Content: { since: <timestamp> }

response-content: { userList: [{ publicKey: <Base64>, nick: <string>, joinDate: <timestamp>, status: "{ online, offline }" }]}

Since is optional, supports a disconnect event and wanting to 'catch up' vs downloading all names. If since is present filters users that join-date is after given date.

  • (nb: optional verses explicit null value? I have a hunch that optional might cause more problems.)

"post" messages

Content: {postContent: <str>}

response-content:{}

post-content is a string w/ html. Media encoded using data URI scheme. Servers may impose a byte limit on post messages or media within post messages and reject a post message with the reason "format" if this is violated.

Example Message:

{
  message: {
    type: 'post',
    nick: 'chatUser',
    time: 1681245291330,
    content: {
      postContent: 'Hello!\n',
    },
  },
  sig: 'abc...',
  keyHash: 'l9O4o....DVZq8CIg==',
  protocolVersion: 1
}

"history" messages

Content: {start:<timestamp>, end:<timestamp>}

response-content: {msgList: [<message1>, <message2>,...,<messageN>]}

Should order not matter in msg-list? No, order should represent the order in which the messages were received by the server. Sending clients are free to report whatever timestamp they wish on their messages, but it's up to the receiving client whether to believe this or not, and how to order these messages when displaying to the user. Servers may reject messages whose timestamp is significantly out of sync with the reason "format". Servers may not include all messages received between the given timestamps, or only respect timestamps within given ranges for efficiency or anti-DoS reasons. Whether the server returns messages of all types or only a subset is left up to the server. The maximum length of msg-list array is not currently defined. A client requesting all messages by convention should use 0 as the start timestamp and the current clock as the end timestamp.

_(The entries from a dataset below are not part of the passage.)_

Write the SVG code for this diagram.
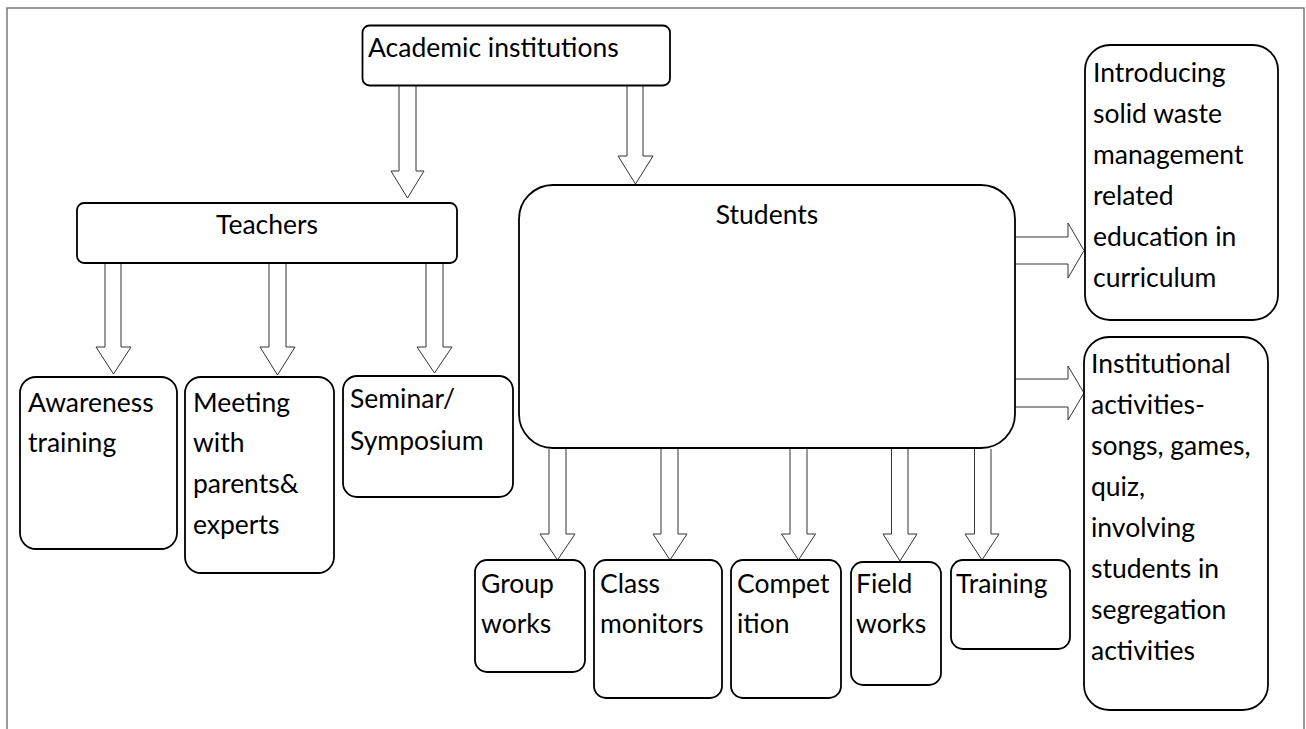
<svg xmlns="http://www.w3.org/2000/svg" width="1306" height="729" viewBox="0 0 1306 729">
<style>
.box{fill:#fff;stroke:#000;stroke-width:1.8}
.arr{fill:#fff;stroke:#333;stroke-width:1}
.t{font-family:Lato,"Liberation Sans",sans-serif;font-size:26.5px;fill:#000}
.frame{fill:none;stroke:#7a7a7a;stroke-width:1.5}
</style>
<rect width="1306" height="729" fill="#fff"/>
<path class="frame" d="M7,729 V8 H1304 V729"/>
<g id="connectors">
<path class="arr" d="M399,86 V171 H391 L407.5,198 L424,171 H416 V86"/>
<path class="arr" d="M627,86 V156 H618 L635.5,184 L653,156 H643 V86"/>
<path class="arr" d="M105,264 V347 H96 L113.5,374 L131,347 H121 V264"/>
<path class="arr" d="M269,264 V347 H260 L277.5,375 L295,347 H286 V264"/>
<path class="arr" d="M426,264 V347 H417 L434.5,373 L452,347 H443 V264"/>
<path class="arr" d="M549,449 V534 H540 L557.5,560 L575,534 H566 V449"/>
<path class="arr" d="M661,449 V534 H653 L670,560 L687,534 H678 V449"/>
<path class="arr" d="M790,449 V534 H781.5 L798.5,560 L815.5,534 H807 V449"/>
<path class="arr" d="M891.5,449 V534 H883 L900,561 L917,534 H908 V449"/>
<path class="arr" d="M974.5,449 V534 H965 L982,560 L999,534 H991 V449"/>
<path class="arr" d="M1016,237 H1068 V223 L1084,250.5 L1068,278 V264 H1016"/>
<path class="arr" d="M1016,379 H1068 V366 L1084,393 L1068,420 V407 H1016"/>
</g>
<g id="academic"><rect class="box" x="362.5" y="25.5" width="307.5" height="60" rx="7"/><text class="t" x="368" y="57">Academic institutions</text></g>
<g id="teachers"><rect class="box" x="77" y="203" width="380" height="60" rx="7"/><text class="t" x="267" y="234" text-anchor="middle">Teachers</text></g>
<g id="students"><rect class="box" x="519" y="185" width="496" height="263" rx="34"/><text class="t" x="767" y="224" text-anchor="middle">Students</text></g>
<g id="introducing"><rect class="box" x="1085" y="45" width="193" height="275" rx="25"/><text class="t" x="1093"><tspan x="1093" y="82">Introducing</tspan><tspan x="1093" y="123">solid waste</tspan><tspan x="1093" y="164">management</tspan><tspan x="1093" y="205">related</tspan><tspan x="1093" y="246">education in</tspan><tspan x="1093" y="287">curriculum</tspan></text></g>
<g id="institutional"><rect class="box" x="1084" y="337" width="184" height="373" rx="25"/><text class="t"><tspan x="1091" y="373">Institutional</tspan><tspan x="1091" y="414">activities-</tspan><tspan x="1091" y="455">songs, games,</tspan><tspan x="1091" y="496">quiz,</tspan><tspan x="1091" y="537">involving</tspan><tspan x="1091" y="578">students in</tspan><tspan x="1091" y="619">segregation</tspan><tspan x="1091" y="660">activities</tspan></text></g>
<g id="awareness"><rect class="box" x="20" y="377" width="157" height="172" rx="16"/><text class="t"><tspan x="28" y="412">Awareness</tspan><tspan x="28" y="452">training</tspan></text></g>
<g id="meeting"><rect class="box" x="185" y="377" width="149" height="196" rx="16"/><text class="t"><tspan x="193" y="412">Meeting</tspan><tspan x="193" y="452">with</tspan><tspan x="193" y="493">parents&amp;</tspan><tspan x="193" y="534">experts</tspan></text></g>
<g id="seminar"><rect class="box" x="343" y="376" width="170" height="121" rx="14"/><text class="t"><tspan x="350" y="408">Seminar/</tspan><tspan x="350" y="450">Symposium</tspan></text></g>
<g id="group"><rect class="box" x="475" y="560" width="110" height="112" rx="12"/><text class="t"><tspan x="481" y="593">Group</tspan><tspan x="481" y="633">works</tspan></text></g>
<g id="class"><rect class="box" x="594" y="560" width="128" height="138" rx="12"/><text class="t"><tspan x="600" y="593">Class</tspan><tspan x="600" y="633">monitors</tspan></text></g>
<g id="competition"><rect class="box" x="731" y="560" width="110" height="138" rx="12"/><text class="t"><tspan x="737" y="593">Compet</tspan><tspan x="737" y="633">ition</tspan></text></g>
<g id="field"><rect class="box" x="851" y="562" width="90" height="123" rx="12"/><text class="t"><tspan x="856" y="593">Field</tspan><tspan x="856" y="633">works</tspan></text></g>
<g id="training"><rect class="box" x="951" y="560" width="119" height="89" rx="12"/><text class="t"><tspan x="956" y="593">Training</tspan></text></g>
</svg>
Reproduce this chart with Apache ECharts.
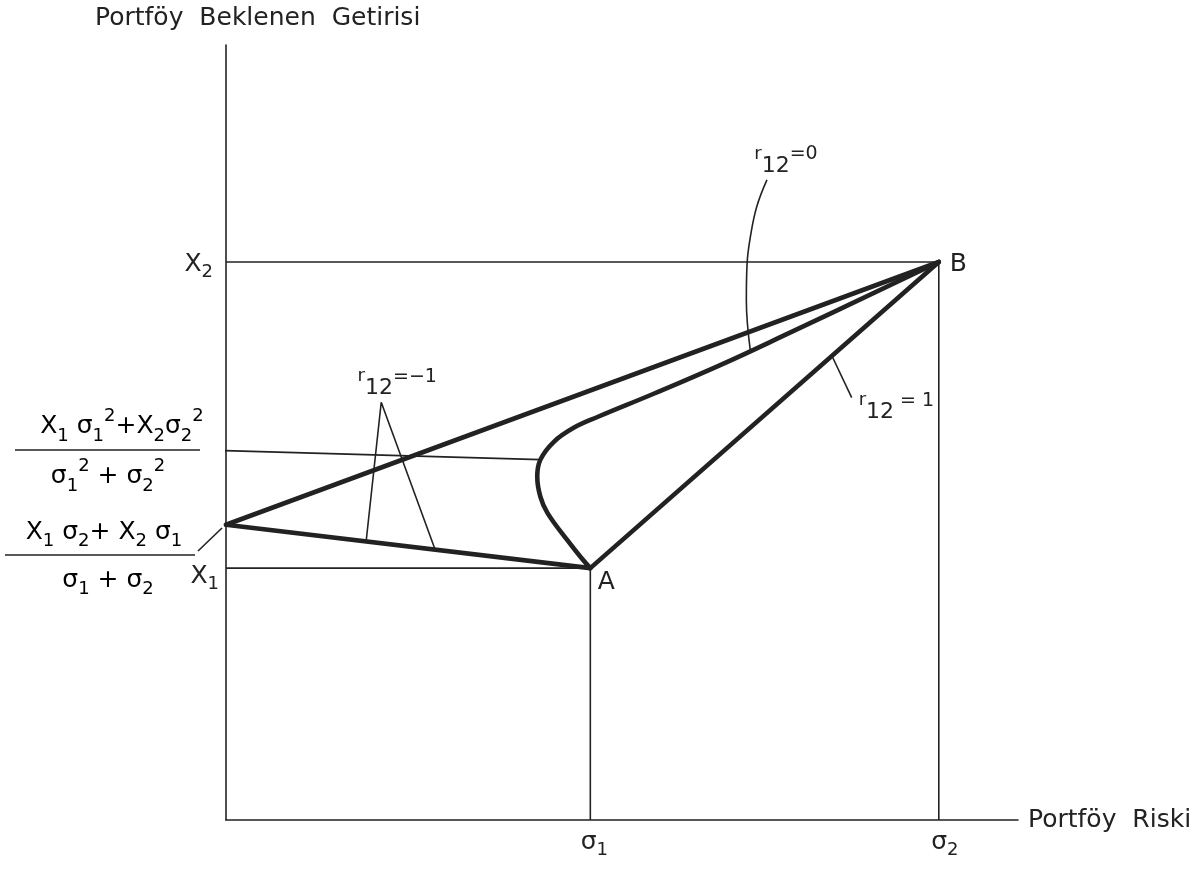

Ensuring history completeness is done by repeat calling of history using a new start time of the last message received, and the same end time. When you receive an empty array back you have pulled all the messages the server holds.

"reply" messages

Content: { postTime: <timestamp>, origSig: <Base64>, replyContent: <str> }

response-content: {}

For threaded replies. OrigSig for disambiguating messages with identical timestamps (but timestamps are probably easier to search for, even unsorted). Note that the server does not actually do anything special to handle reply messages. It is up to the receiving client to determine how these are displayed (in-line, reference, etc.)

"disconnect" messages

Content: {}

response-content: {}

Unsubscribe listener, close socket. Reject (and don’t unsub/close) if sig does not match.

Possible messages

The following are candidates for message types that haven't been tested or completely approved yet, either because there is disagreement about whether all servers should support them, or because the complexity to the server or potential security issues haven't been fully worked out yet. It is likely these will be included in the future, perhaps in a modified form.

"edit" messages

content: {postTime: <timestamp>, origSig: <Base64>, postContent: <str>}

response-content: {}

Similar to reply, but server possibly rejects if pub-key associated with original message does not verify signature of the post-to-be-edited. Also, potentially does not verify, and leaves verification up to clients. Unclear how difficult this verification would be, and what the security issues are if clients also perform verification.

Server-to-server messages

As mentioned elsewhere, one goal of this project is to encourage peer servers and redundancy (and discourage single points of failure). To that end, several messages types are being considered for server-to-server connections. The security and configuration of peer servers is mostly beyond the scope of this protocol, but it should follow the general guidelines and approaches already described: namely, low-trust and ease of setup.

Client forwarded messages

If two servers are peers, they should share messages received from their individually connected clients to eachother transparently. This allows for clients to trust specific hosts.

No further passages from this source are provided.